According to its co-creator, Sarah L. Szanton, a nursing professor and director of the school’s Center for Innovative Care in Aging, Azar has been encouraging about the program’s expansion, and a key HHS committee voted in favor of having Medicare scale it further to test continued cost-effectiveness. Szanton notes that she developed the nursing and handyman portions of CAPABLE as an enhancement to an ABLE program created by the Center’s occupational therapist and founding director Laura Gitlin.

Occupational Therapy and Wellness Design for Seniors

Scott Trudeau, practice manager for the American Occupational Therapy Association, became aware of CAPABLE when it was in the research stage and promising early results were being shared, he recalls. Since then, the organization has consulted and partnered with study leaders to provide their specialized expertise. “In addition,” Trudeau notes, “we have advocated with Congress, CMS [Centers for Medicare & Medicaid Services] and HHS to support codifying important occupational therapy interventions in policy and regulations.” Interventions, a term for professional involvement by an OT, are only effective when there are established mechanisms for reimbursement and payment, he observes.

AOTA has also been involved in educating its members on CAPABLE so that they can be part of its successful implementation and expansion, and in providing direct advice to the leadership team.

The CAPABLE intervention provides for a range of modifications to the home to make it safer and easier for clients to perform the activities they have set as a priority, Trudeau explains. “Key improvements like installing grab bars in bathrooms, or a railing to make it safer to navigate stairs have been widely reported. Very specific needs related to the individual home – changing out steps for a ramp, for instance – are also included. It is not one size fits all, but rather highly tailored to the needs of the individual within their home environment.” The visiting OT recommends improvements that let the senior perform the task safely and successfully and then the handyman implements them. That could be walking a dog for one client, with help from a new entryway ramp, or being able to continue baking for another, with the addition of cabinet accessories that help someone in a walker reach her rolling pins and baking sheets more easily.

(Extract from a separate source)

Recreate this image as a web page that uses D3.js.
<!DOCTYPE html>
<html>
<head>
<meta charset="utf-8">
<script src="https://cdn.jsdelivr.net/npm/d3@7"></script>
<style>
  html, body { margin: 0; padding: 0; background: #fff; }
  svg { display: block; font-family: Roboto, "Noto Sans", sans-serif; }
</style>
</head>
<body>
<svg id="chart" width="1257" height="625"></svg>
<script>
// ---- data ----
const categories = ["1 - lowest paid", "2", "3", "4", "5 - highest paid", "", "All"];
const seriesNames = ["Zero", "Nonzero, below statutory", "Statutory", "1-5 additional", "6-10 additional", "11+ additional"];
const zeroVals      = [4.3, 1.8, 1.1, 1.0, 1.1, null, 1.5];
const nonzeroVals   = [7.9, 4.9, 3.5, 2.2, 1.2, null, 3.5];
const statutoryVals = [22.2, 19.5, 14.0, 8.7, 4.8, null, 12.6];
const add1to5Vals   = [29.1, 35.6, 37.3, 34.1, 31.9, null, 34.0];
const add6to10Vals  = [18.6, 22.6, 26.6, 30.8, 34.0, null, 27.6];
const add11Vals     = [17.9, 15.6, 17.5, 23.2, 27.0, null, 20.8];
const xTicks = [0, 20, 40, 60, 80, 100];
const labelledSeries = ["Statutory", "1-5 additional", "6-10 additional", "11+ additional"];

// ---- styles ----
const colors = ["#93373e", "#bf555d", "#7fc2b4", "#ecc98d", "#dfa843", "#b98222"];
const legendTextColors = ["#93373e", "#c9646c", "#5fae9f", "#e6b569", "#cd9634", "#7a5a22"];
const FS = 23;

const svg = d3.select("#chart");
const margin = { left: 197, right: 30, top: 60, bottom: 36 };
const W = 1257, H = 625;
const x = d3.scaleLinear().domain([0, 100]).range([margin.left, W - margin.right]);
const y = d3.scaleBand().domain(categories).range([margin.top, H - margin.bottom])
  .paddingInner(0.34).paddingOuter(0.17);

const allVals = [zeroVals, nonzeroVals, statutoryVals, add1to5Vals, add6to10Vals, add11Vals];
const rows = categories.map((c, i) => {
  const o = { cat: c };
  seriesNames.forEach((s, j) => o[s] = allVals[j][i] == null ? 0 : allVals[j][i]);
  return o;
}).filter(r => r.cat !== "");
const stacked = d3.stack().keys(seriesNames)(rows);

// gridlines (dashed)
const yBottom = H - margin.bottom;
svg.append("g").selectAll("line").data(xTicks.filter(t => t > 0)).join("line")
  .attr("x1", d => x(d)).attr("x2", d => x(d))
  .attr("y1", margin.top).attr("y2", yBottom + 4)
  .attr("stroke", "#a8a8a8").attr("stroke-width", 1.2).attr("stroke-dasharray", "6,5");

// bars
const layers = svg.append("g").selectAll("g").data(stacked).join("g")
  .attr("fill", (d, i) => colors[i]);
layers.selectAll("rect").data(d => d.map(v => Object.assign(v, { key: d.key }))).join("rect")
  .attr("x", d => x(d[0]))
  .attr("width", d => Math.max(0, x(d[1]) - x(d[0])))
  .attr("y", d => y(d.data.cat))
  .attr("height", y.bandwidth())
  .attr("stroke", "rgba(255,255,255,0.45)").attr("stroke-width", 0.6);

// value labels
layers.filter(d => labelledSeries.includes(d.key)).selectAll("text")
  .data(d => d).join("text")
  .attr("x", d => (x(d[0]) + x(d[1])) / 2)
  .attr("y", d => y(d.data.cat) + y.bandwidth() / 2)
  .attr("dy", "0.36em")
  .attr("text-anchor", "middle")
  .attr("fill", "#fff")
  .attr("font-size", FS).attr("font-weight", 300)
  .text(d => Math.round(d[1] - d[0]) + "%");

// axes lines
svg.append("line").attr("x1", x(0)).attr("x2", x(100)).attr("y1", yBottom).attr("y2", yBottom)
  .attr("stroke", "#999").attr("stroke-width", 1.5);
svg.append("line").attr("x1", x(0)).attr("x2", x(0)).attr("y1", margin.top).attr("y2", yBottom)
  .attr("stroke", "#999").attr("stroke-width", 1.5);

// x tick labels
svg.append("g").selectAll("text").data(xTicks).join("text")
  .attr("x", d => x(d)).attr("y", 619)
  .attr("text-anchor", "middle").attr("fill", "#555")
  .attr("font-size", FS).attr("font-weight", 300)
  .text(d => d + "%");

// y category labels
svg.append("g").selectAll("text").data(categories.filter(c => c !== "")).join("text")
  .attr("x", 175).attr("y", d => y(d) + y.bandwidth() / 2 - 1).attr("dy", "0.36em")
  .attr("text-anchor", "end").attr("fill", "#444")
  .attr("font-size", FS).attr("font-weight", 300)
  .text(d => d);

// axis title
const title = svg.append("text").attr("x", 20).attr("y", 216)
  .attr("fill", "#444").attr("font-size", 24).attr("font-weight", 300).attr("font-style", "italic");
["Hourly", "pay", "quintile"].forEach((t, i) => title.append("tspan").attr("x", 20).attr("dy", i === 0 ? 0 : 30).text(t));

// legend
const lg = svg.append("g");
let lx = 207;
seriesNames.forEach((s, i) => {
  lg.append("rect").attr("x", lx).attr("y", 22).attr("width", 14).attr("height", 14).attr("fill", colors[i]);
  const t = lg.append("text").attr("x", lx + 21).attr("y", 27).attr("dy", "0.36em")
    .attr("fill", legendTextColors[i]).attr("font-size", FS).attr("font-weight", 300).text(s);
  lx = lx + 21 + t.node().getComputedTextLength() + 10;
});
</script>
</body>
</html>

All CAPABLE clients set their own functional task priorities, giving the program more power to positively impact individual lives.

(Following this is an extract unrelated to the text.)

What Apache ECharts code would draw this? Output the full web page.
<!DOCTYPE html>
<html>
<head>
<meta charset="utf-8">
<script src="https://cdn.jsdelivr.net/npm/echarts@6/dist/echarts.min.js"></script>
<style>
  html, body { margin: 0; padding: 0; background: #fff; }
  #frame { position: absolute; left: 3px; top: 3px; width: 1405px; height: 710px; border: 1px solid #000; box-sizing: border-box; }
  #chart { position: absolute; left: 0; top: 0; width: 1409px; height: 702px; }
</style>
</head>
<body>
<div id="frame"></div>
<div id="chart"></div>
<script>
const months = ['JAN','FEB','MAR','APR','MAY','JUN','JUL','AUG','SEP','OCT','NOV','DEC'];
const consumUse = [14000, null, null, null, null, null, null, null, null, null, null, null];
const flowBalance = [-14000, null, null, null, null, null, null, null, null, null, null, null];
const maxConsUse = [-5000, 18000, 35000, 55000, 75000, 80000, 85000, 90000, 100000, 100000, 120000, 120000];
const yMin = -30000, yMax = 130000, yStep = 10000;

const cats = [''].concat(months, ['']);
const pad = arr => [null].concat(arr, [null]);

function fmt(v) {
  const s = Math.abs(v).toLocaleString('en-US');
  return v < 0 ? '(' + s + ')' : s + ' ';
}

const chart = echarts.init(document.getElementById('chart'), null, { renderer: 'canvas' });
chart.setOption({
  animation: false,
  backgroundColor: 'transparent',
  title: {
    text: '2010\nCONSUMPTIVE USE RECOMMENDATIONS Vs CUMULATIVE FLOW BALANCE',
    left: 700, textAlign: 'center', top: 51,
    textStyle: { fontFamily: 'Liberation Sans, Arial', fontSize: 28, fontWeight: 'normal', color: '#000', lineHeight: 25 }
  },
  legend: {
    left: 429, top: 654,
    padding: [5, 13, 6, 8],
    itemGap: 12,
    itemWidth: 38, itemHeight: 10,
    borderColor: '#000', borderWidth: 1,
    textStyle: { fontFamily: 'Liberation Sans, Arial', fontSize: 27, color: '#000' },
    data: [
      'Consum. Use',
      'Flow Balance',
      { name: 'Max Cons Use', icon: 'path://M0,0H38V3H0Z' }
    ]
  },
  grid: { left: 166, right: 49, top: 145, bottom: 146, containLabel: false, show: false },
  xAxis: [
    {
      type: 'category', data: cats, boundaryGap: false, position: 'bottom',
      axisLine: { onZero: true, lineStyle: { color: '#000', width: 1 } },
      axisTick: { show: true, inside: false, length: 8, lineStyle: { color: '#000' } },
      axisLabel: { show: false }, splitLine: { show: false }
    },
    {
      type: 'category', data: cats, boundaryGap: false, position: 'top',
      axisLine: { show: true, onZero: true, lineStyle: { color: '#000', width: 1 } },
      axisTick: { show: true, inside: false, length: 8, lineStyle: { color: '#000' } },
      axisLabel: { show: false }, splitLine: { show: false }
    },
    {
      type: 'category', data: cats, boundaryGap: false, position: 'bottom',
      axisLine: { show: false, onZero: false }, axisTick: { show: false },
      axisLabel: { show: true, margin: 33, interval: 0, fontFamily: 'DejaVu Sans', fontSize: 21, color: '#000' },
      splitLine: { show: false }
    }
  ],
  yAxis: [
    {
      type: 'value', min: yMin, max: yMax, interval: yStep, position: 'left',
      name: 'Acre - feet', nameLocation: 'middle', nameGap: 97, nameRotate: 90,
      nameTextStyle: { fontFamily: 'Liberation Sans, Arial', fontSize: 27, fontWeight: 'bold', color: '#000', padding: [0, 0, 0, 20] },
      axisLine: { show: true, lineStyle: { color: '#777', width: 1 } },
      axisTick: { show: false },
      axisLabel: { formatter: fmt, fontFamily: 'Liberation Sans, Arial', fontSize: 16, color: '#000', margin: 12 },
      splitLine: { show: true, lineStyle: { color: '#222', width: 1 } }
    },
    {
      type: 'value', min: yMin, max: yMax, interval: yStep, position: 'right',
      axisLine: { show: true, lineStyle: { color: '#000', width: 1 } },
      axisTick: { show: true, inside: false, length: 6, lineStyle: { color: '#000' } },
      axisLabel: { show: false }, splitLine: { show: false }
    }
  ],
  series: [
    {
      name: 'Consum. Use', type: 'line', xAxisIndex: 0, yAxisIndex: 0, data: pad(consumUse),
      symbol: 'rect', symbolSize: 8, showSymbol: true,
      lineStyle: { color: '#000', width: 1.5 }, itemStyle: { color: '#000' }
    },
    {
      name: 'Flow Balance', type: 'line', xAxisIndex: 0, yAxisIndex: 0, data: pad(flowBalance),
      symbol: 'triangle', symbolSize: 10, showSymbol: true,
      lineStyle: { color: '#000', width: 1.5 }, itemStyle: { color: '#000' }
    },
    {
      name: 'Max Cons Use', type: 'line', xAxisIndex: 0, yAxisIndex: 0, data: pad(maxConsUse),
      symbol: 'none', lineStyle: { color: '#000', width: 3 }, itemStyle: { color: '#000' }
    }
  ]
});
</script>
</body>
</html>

“This is really a key turning point in our appreciation that health care costs can be impacted by interventions that don’t necessarily fit into the traditional medical model,” Trudeau points out. “Programs like this are why I became an occupational therapist,” he shares.

You may not need occupational therapy for age or disability any time soon, and your income may be too high to qualify for reimbursement under a government program, but the ability to continue living productively and independently at home for decades to come is one an occupational therapist can help you or someone you love achieve.